Because of the cold winds that blow off the water, it’s best to do your Porto bike tour during the late spring through mid-autumn. And you’ll be sharing the sidewalk with pedestrians at times, so plan your bike ride during the morning hours when there are fewer tourists.
by Chelsea behind The Portable Wife
Camino de Santiago Portuguese
The pilgrimages of Camino de Santiago can easily get you addicted. We don’t remember how it happened, we only know that when it’s time for another close-to-the-divine experience, we pack the backpacks and head to walk another section of Camino.
After hearing that Camino de Santiago Portuguese is less crowded and very picturesque so we knew we have to try it. We started in Porto, sticking to the coast as much as possible – this is the so-called Coastal route. Even in September, the weather was just perfect for walking, the ocean and the beautiful surroundings made sure we enjoy every view on the way.

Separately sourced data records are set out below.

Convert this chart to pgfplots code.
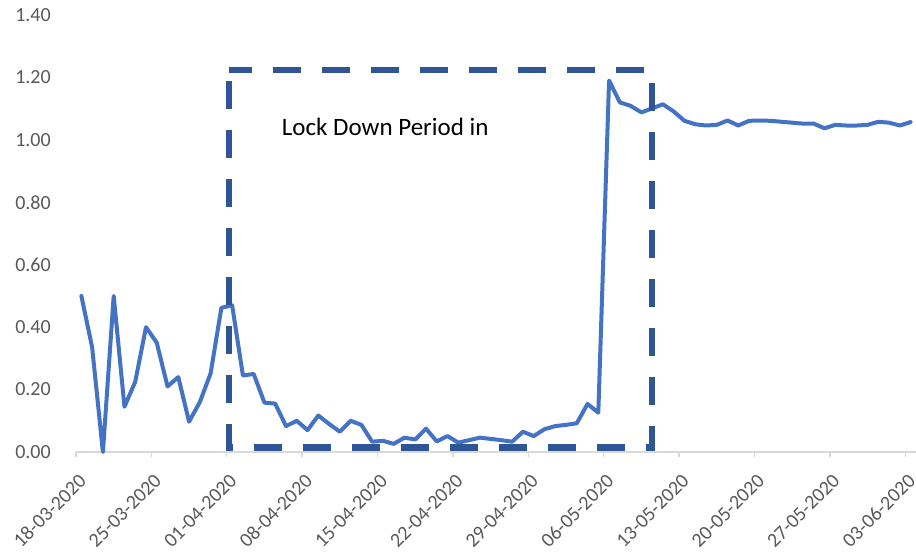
\documentclass[border=0pt]{standalone}
\usepackage{fontspec}
\setmainfont{Carlito}
\usepackage{pgfplots}
\pgfplotsset{compat=1.18}
\usepackage{pgfplotstable}
\definecolor{lineblue}{HTML}{4472C4}
\definecolor{boxblue}{HTML}{2F5597}
\definecolor{axgray}{HTML}{D9D9D9}
\definecolor{txtgray}{HTML}{595959}
\pgfplotstableread{
i v
0 0.50
1 0.335
2 0.00
3 0.50
4 0.145
5 0.225
6 0.40
7 0.35
8 0.21
9 0.24
10 0.097
11 0.16
12 0.252
13 0.462
14 0.47
15 0.245
16 0.25
17 0.158
18 0.155
19 0.083
20 0.10
21 0.07
22 0.117
23 0.09
24 0.065
25 0.10
26 0.087
27 0.033
28 0.036
29 0.026
30 0.046
31 0.04
32 0.075
33 0.034
34 0.051
35 0.03
36 0.038
37 0.046
38 0.042
39 0.038
40 0.033
41 0.065
42 0.051
43 0.073
44 0.083
45 0.087
46 0.092
47 0.154
48 0.126
49 1.19
50 1.12
51 1.109
52 1.088
53 1.101
54 1.114
55 1.091
56 1.061
57 1.05
58 1.046
59 1.048
60 1.062
61 1.046
62 1.061
63 1.062
64 1.061
65 1.058
66 1.055
67 1.052
68 1.052
69 1.037
70 1.048
71 1.046
72 1.046
73 1.048
74 1.058
75 1.055
76 1.046
77 1.057
}\datatable
\begin{document}
\begin{tikzpicture}
\useasboundingbox (-57pt,-74.25pt) rectangle (630pt,339pt);
\begin{axis}[
  at={(0,0)}, anchor=south west,
  scale only axis,
  width=630pt, height=327.75pt,
  xmin=-0.5, xmax=77.5, ymin=0, ymax=1.4,
  enlargelimits=false,
  clip=false,
  axis x line*=bottom,
  axis y line*=left,
  x axis line style={-, draw=axgray, line width=1pt},
  y axis line style={draw=none},
  xtick={-0.5,6.5,13.5,20.5,27.5,34.5,41.5,48.5,55.5,62.5,69.5,76.5},
  xticklabels={18-03-2020,25-03-2020,01-04-2020,08-04-2020,15-04-2020,22-04-2020,29-04-2020,06-05-2020,13-05-2020,20-05-2020,27-05-2020,03-06-2020},
  ytick={0,0.2,0.4,0.6,0.8,1.0,1.2,1.4},
  yticklabel={\pgfmathprintnumber[fixed,fixed zerofill,precision=2]{\tick}},
  /pgf/number format/assume math mode=true,
  tick align=outside,
  major tick length=3.75pt,
  xtick style={draw=axgray, line width=1pt},
  ytick style={draw=none},
  tick label style={font=\fontsize{15}{18}\selectfont, text=txtgray},
  yticklabel style={inner sep=0pt, xshift=-15pt},
  xticklabel style={inner sep=0pt, xshift=5pt, yshift=-15.4pt, rotate=45, anchor=east},
]
\addplot[color=lineblue, line width=3pt, line join=round, line cap=round] table[x=i, y=v] {\datatable};
\draw[boxblue, line width=5pt, dash pattern=on 21pt off 15.75pt, dash phase=28.5pt]
  (axis cs:13.7,1.224) rectangle (axis cs:53.0,0.014);
\node[anchor=base west, inner sep=0pt, font=\fontsize{18.75}{22}\selectfont, text=black]
  at (axis cs:18.6,1.0125) {Lock Down Period in};
\end{axis}
\end{tikzpicture}
\end{document}
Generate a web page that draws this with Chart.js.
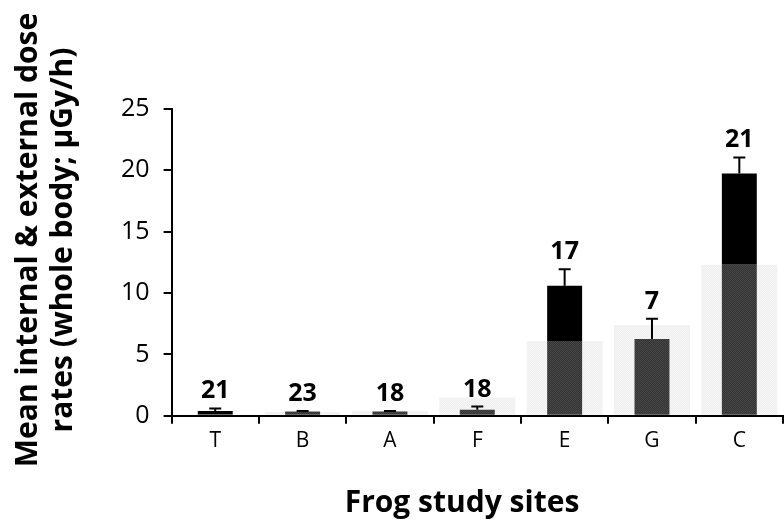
<!DOCTYPE html>
<html>
<head>
<meta charset="utf-8">
<script src="https://cdn.jsdelivr.net/npm/chart.js@4.4.1/dist/chart.umd.min.js"></script>
<style>
  html, body { margin:0; padding:0; background:#fff; }
  #wrap { width:784px; height:522px; }
</style>
</head>
<body>
<div id="wrap"><canvas id="chart" width="784" height="522"></canvas></div>
<script>
// Datos
const sites      = ['T', 'B', 'A', 'F', 'E', 'G', 'C'];
const bgRates    = [0.1, 0.3, 0.4, 1.5, 6.1, 7.4, 12.3];   // barra ancha gris claro
const darkRates  = [0.1, 0.35, 0.35, 0.5, 6.1, 6.25, 12.3];
const blackRates = [0.3, 0, 0, 0, 4.5, 0, 7.45];
const errTop     = [0.6, 0.4, 0.4, 0.75, 11.95, 7.9, 21.05];
const nLabels    = ['21', '23', '18', '18', '17', '7', '21'];
const yTicks     = [0, 5, 10, 15, 20, 25];
const yTitle     = ['Mean internal & external dose', 'rates (whole body; µGy/h)'];
const xTitle     = 'Frog study sites';

const FONT = "'Open Sans', sans-serif";

function checker(a, b) {
  const c = document.createElement('canvas');
  c.width = 2; c.height = 2;
  const x = c.getContext('2d');
  x.fillStyle = a; x.fillRect(0, 0, 2, 2);
  x.fillStyle = b; x.fillRect(0, 0, 1, 1); x.fillRect(1, 1, 1, 1);
  return x.createPattern(c, 'repeat');
}

// barras de error, n encima y títulos de ejes
const errPlugin = {
  id: 'errLabels',
  afterDatasetsDraw(chart) {
    const { ctx, scales: { x, y } } = chart;
    ctx.save();
    sites.forEach((s, i) => {
      const cx = x.getPixelForValue(i);
      const base = y.getPixelForValue(darkRates[i] + blackRates[i]);
      const top = y.getPixelForValue(errTop[i]);
      ctx.strokeStyle = '#000';
      ctx.lineWidth = 2;
      ctx.beginPath();
      ctx.moveTo(cx, base); ctx.lineTo(cx, top);
      ctx.moveTo(cx - 6, top); ctx.lineTo(cx + 6, top);
      ctx.stroke();
      ctx.fillStyle = '#000';
      ctx.font = `bold 25px ${FONT}`;
      ctx.textAlign = 'center';
      ctx.textBaseline = 'alphabetic';
      ctx.fillText(nLabels[i], cx, top - 10);
    });

    ctx.font = `bold 30px ${FONT}`;
    ctx.textAlign = 'center';
    ctx.textBaseline = 'alphabetic';
    ctx.fillText(xTitle, 462, 512);

    ctx.translate(0, 240);
    ctx.rotate(-Math.PI / 2);
    ctx.fillText(yTitle[0], 0, 37);
    ctx.fillText(yTitle[1], 0, 72);
    ctx.restore();
  }
};

new Chart(document.getElementById('chart'), {
  type: 'bar',
  data: {
    labels: sites,
    datasets: [
      {
        label: 'fondo',
        data: bgRates,
        backgroundColor: checker('#efefef', '#f6f6f6'),
        barPercentage: 0.87, categoryPercentage: 1,
        grouped: false, stack: 'bg', order: 3,
      },
      {
        label: 'externa',
        data: darkRates,
        backgroundColor: checker('#333333', '#474747'),
        barPercentage: 0.4, categoryPercentage: 1,
        grouped: false, stack: 'main', order: 1,
      },
      {
        label: 'interna',
        data: blackRates,
        backgroundColor: '#000',
        barPercentage: 0.4, categoryPercentage: 1,
        grouped: false, stack: 'main', order: 2,
      },
    ]
  },
  options: {
    responsive: false,
    animation: false,
    layout: { padding: { top: 109, right: 1, bottom: 63, left: 107 } },
    plugins: { legend: { display: false }, tooltip: { enabled: false } },
    scales: {
      x: {
        stacked: true,
        grid: { display: true, drawOnChartArea: false, color: '#000', lineWidth: 2, tickLength: 8, offset: true },
        border: { color: '#000', width: 2 },
        ticks: { color: '#000', font: { family: FONT, size: 21 }, padding: 5 },
      },
      y: {
        stacked: true,
        min: 0, max: 25,
        afterBuildTicks: ax => { ax.ticks = yTicks.map(v => ({ value: v })); },
        grid: { display: true, drawOnChartArea: false, color: '#000', lineWidth: 2, tickLength: 8 },
        border: { color: '#000', width: 2 },
        ticks: { color: '#000', font: { family: FONT, size: 25 }, padding: 14 },
      }
    }
  },
  plugins: [errPlugin]
});
</script>
</body>
</html>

Walking on boardwalks, beach promenades, beaches, forests or streets, it takes about 5 days to walk the Porto – Vila do Conde – Fão – Viana do Castelo – Vila Praia de Âncora – Caminha route. You can even do a quick surfing lesson in Vila Praia de Âncora before you head to the border town Caminha and cross the Rio Minho by ferry and enter Spain. This is the time when you change ‘Bom Caminho’ to ‘Buen Camino’.
Camino Portuguese Coastal is definitely a great experience to explore the northern coastal part of the country while walking amidst incredible nature and being able to meet wonderful people on the road! It’s also quite affordable – staying at albergues or pousada de juventude costs around 10-12 Euro per night, restaurants offer pilgrim menus and you’re main activity – walking and thinking – are for free. We’re wondering how come so few people decide to endeavor to the Camino Portuguese.
by Bistra and Nace behind The Magic of Traveling
So what time is the best time to visit Portugal? The right answer here is that any time is a good time to visit Portugal. It all depends on what you want to experience. Portugal has something for basically every kind of traveller, as shown in the viriaty of activities mentioned in this blogpost.